Caricaturist Tuncay Akgun, editor-in-chief of the magazine, said, "Nowadays, freedom of creativity is being restricted as well as freedom of expression. It is very strange that fiction cannot be distinguished from reality. We were concerned when we prepared the second issue. We felt that we were drifting towards self-censorship. You start to huddle under the umbrella of the norm automatically and this is the real danger."

Internationally recognized artist Kutlukhan Perker was angered by the decision. "You are not even granted the right to defend yourself. The protection board applies a sanction with an extrajudicial punishment. It is appalling that a caricature is treated as if it was hard porn. The magazine cannot be sold to minors and it cannot be put on the shelves. These are heavy economic sanctions. This is a decision for destruction. The humour we made turned into a tragedy," Perker said.

The artist said he was planning to take legal action. Perker noted that the monetary fine was very high, based on the circulation of the magazine according to Law No. 1117 on the Protection of Minors from Harmful Publications.

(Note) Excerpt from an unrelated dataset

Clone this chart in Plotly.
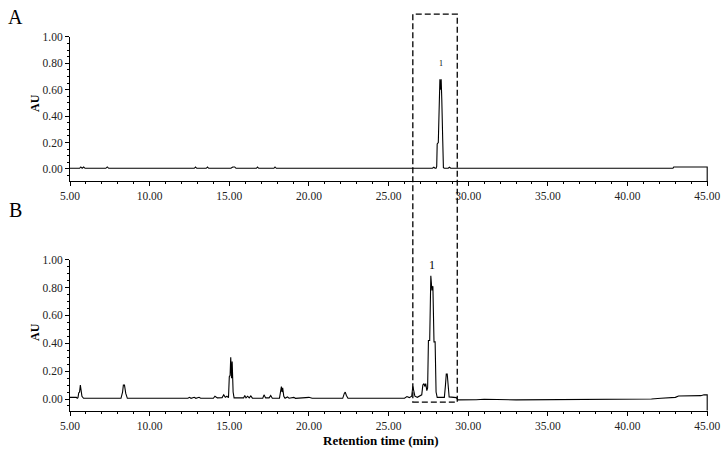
import plotly.graph_objects as go
import plotly.subplots as pls

# chromatogram A (standard)
time_a = [5.0, 5.6, 5.68, 5.76, 5.86, 5.94, 6.02, 7.25, 7.34, 7.43,
          12.8, 12.88, 12.96, 13.55, 13.63, 13.71, 15.1, 15.22, 15.34, 15.42,
          16.7, 16.77, 16.85, 17.8, 17.87, 17.95, 27.75, 27.84, 27.92,
          27.98, 28.02, 28.05, 28.12, 28.16, 28.22, 28.26, 28.30, 28.34,
          28.36, 28.40, 28.44, 28.5, 28.74, 28.82, 28.9, 42.85, 42.9,
          45.0, 45.0]
au_a = [0.005, 0.005, 0.015, 0.005, 0.015, 0.005, 0.005, 0.005, 0.015, 0.005,
        0.005, 0.014, 0.005, 0.005, 0.014, 0.005, 0.005, 0.015, 0.015, 0.005,
        0.005, 0.014, 0.005, 0.005, 0.015, 0.005, 0.005, 0.013, 0.005,
        0.005, 0.02, 0.19, 0.20, 0.52, 0.68, 0.60, 0.68, 0.52,
        0.22, 0.21, 0.01, 0.005, 0.005, 0.013, 0.005, 0.005, 0.015,
        0.015, -0.095]

# chromatogram B (sample)
time_b = [5.0, 5.4, 5.45, 5.5, 5.55, 5.6, 5.65, 5.7, 5.75, 5.85,
          8.2, 8.3, 8.35, 8.42, 8.5, 8.6,
          12.4, 12.5, 12.6, 12.8, 12.9, 13.1, 13.2,
          14.0, 14.1, 14.25, 14.55, 14.65, 14.75, 14.85, 14.95,
          15.0, 15.05, 15.09, 15.14, 15.18, 15.24, 15.3,
          15.9, 15.97, 16.05, 16.15, 16.25, 16.35, 16.45,
          17.1, 17.18, 17.28, 17.5, 17.6, 17.7,
          18.15, 18.22, 18.27, 18.31, 18.35, 18.42, 18.5, 18.65, 18.75,
          19.05, 19.15, 19.8, 20.0, 20.2,
          22.12, 22.22, 22.28, 22.35, 22.45,
          26.0, 26.15, 26.3, 26.45, 26.52, 26.58, 26.65, 26.8,
          27.0, 27.08, 27.15, 27.22, 27.28, 27.33, 27.4, 27.45,
          27.5, 27.58, 27.65, 27.72, 27.78, 27.85, 27.92, 27.98, 28.05,
          28.5, 28.57, 28.62, 28.68, 28.73, 28.8,
          29.25, 29.35, 30.5, 31.0, 33.0, 36.0, 39.0, 41.0, 41.5,
          42.1, 43.0, 43.2, 44.6, 44.8, 45.0, 45.0]
au_b = [0.012, 0.012, 0.005, 0.01, 0.045, 0.05, 0.10, 0.06, 0.02, 0.005,
        0.005, 0.05, 0.10, 0.10, 0.04, 0.005,
        0.005, 0.012, 0.005, 0.012, 0.005, 0.012, 0.005,
        0.005, 0.02, 0.008, 0.01, 0.03, 0.012, 0.02, 0.01,
        0.16, 0.17, 0.30, 0.15, 0.27, 0.05, 0.008,
        0.008, 0.025, 0.008, 0.02, 0.008, 0.022, 0.006,
        0.006, 0.03, 0.008, 0.008, 0.025, 0.006,
        0.006, 0.06, 0.09, 0.05, 0.08, 0.02, 0.006, 0.015, 0.006,
        0.012, 0.005, 0.01, 0.012, 0.005,
        0.005, 0.04, 0.05, 0.025, 0.005,
        0.006, 0.018, 0.01, 0.02, 0.09, 0.06, 0.02, 0.012,
        0.025, 0.03, 0.10, 0.11, 0.09, 0.11, 0.06, 0.08,
        0.42, 0.42, 0.885, 0.78, 0.81, 0.41, 0.41, 0.05, 0.012,
        0.012, 0.10, 0.18, 0.18, 0.08, 0.015,
        0.01, -0.006, -0.005, -0.002, -0.006, -0.004, -0.006, -0.002, 0.0,
        0.005, 0.012, 0.022, 0.024, 0.03, 0.03, -0.084]

x_ticks = [5, 10, 15, 20, 25, 30, 35, 40, 45]
y_ticks = [0, 0.2, 0.4, 0.6, 0.8, 1.0]

FONT = "Liberation Serif"

fig = pls.make_subplots(rows=2, cols=1)
fig.add_trace(go.Scatter(x=time_a, y=au_a, mode="lines",
                         line=dict(color="black", width=1.1)), row=1, col=1)
fig.add_trace(go.Scatter(x=time_b, y=au_b, mode="lines",
                         line=dict(color="black", width=1.1)), row=2, col=1)

axis_common = dict(showline=True, linecolor="black", linewidth=1, showgrid=False,
                   zeroline=False, ticks="outside", ticklen=4, tickcolor="black",
                   automargin=False,
                   tickfont=dict(family=FONT, size=11.5, color="#222"))

fig.update_xaxes(range=[5, 45.05], tickvals=x_ticks, tickformat=".2f",
                 minor=dict(dtick=1, ticks="outside", ticklen=2, tickcolor="black"),
                 domain=[0, 1], **axis_common)
fig.update_yaxes(tickvals=y_ticks, tickformat=".2f",
                 minor=dict(dtick=0.05, ticks="outside", ticklen=2, tickcolor="black"),
                 **axis_common)
fig.update_yaxes(range=[-0.095, 1.0], domain=[0.602, 0.919], row=1, col=1)
fig.update_yaxes(range=[-0.084, 1.0], domain=[0.0993, 0.4305], row=2, col=1)

# dashed box around peak 1
fig.add_shape(type="rect", xref="x2", yref="paper", x0=26.52, x1=29.31,
              y0=0.118, y1=0.969, line=dict(color="black", width=1.3, dash="6px,3px"))

ann = [
    dict(text="A", x=-0.086, y=0.963, font=dict(size=20)),
    dict(text="B", x=-0.086, y=0.54, font=dict(size=20)),
    dict(text="<b>AU</b>", x=-0.055, y=0.774, textangle=-90, font=dict(size=12)),
    dict(text="<b>AU</b>", x=-0.055, y=0.272, textangle=-90, font=dict(size=12)),
    dict(text="<b>Retention time (min)</b>", x=0.488, y=0.035, font=dict(size=13)),
]
for a in ann:
    a["font"]["family"] = FONT
    a["font"]["color"] = "black"
    fig.add_annotation(xref="paper", yref="paper", showarrow=False,
                       xanchor="center", yanchor="middle", **a)

fig.add_annotation(x=28.26, y=0.80, xref="x", yref="y", text="1", showarrow=False,
                   font=dict(family=FONT, size=8, color="black"))
fig.add_annotation(x=27.7, y=0.96, xref="x2", yref="y2", text="1", showarrow=False,
                   font=dict(family=FONT, size=12, color="black"))

fig.update_layout(width=728, height=456, showlegend=False,
                  margin=dict(l=70, r=20, t=0, b=0),
                  plot_bgcolor="white", paper_bgcolor="white")

# drop the page's default body margin so the figure sits at the window corner
fig.write_html("out.html", config={"displayModeBar": False},
               post_script="document.body.style.margin='0';")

In a notification sent to the magazine, the protection board alleged the caricature "Relations" by Mehmet Ersoy "encouraged extramarital relations". The notification states, "Next to the writing entitled 'selfish' on page 15 the female genitals can be seen. On page 44, pictures show a naked couple in different positions of sexual intercourse. The cartoonish pictures enhance sexual incitement. The drawings supported by speech bubbles and drawings ordered like a photo romance plus the narration have a stronger influence on our children. ( . . . ) Societies established social norms in order to protect their assets and to maintain social order. Press and publication outlets must comply with these norms".

BIANET expressed concern over the actions of the protection board and the imposed restrictions on free expression.